I’m in two book clubs. I read all the time. Reading is one of my oldest and most dear loves. The relationship between books and I is personal, consistent, and powerful. So, when a social network for reading came out years ago, I was ecstatic. Maybe now I’d build more community around reading! Maybe I would get amazing recommendations, and keep track of all the books I’d read and want to read. And, despite the awful, awful beige, I did… for a time. But slowly, Goodreads became focused on selling me books, and was purchased by Amazon. My friend’s updates became supplanted with things I might like, but the terrible beige stayed. Goodreads went from fun, to LinkedIn… for books.
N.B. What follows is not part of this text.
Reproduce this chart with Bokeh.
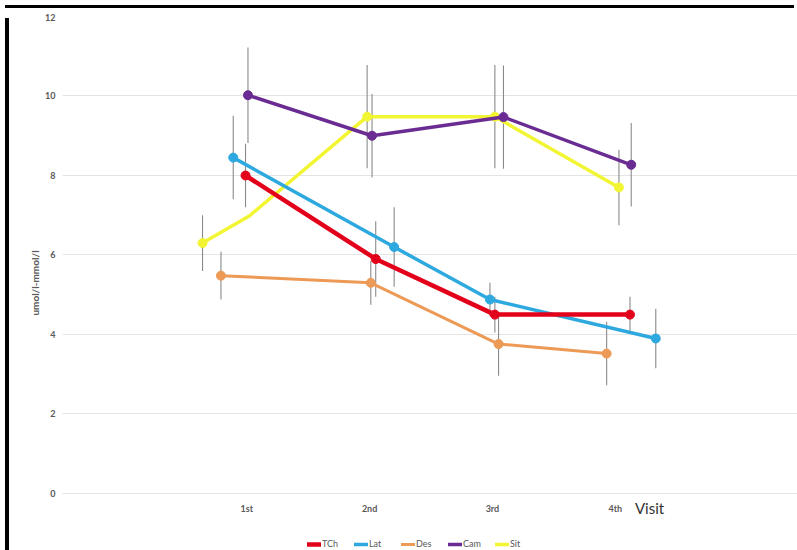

Last year, I met my friend Haley on a Slack group, and learned that she kept track of her reading on a Tumblr page — complete with little reviews. I avidly read Nick’s blog of his current reads. I barely open Goodreads unless I’m updating my page count. It’s become a less joyful network. So, I thought perhaps I would also keep my own book blog, and finally bought brookshelley.com
I decided to build off of my Github.io page, working with Markdown on Jekyll, both to play with Jekyll for work, and also to get something ready quickly that I can update by pushing commits to Github. It works! It’s easy. And I don’t have to visit somewhere beige to update it. I miss seeing my friend’s book updates, but in general it’s a far superior situation for me. I hated arbitrarily choosing a 5 star rating, so now I can say yea or neigh, but more importantly I can talk about them as much or a little as I want. I don’t have to worry about my blog selling to someone else… and even if Github doesn’t exist anymore, I’ve got the markdown files.
Running your own site isn’t for everyone, but I’ve been really happy being away from Goodreads. It’s pretty easy to start writing stuff in Markdown, and if you’re a tech person, Jekyll is a breeze to install, or you can just let Github handle it like I did.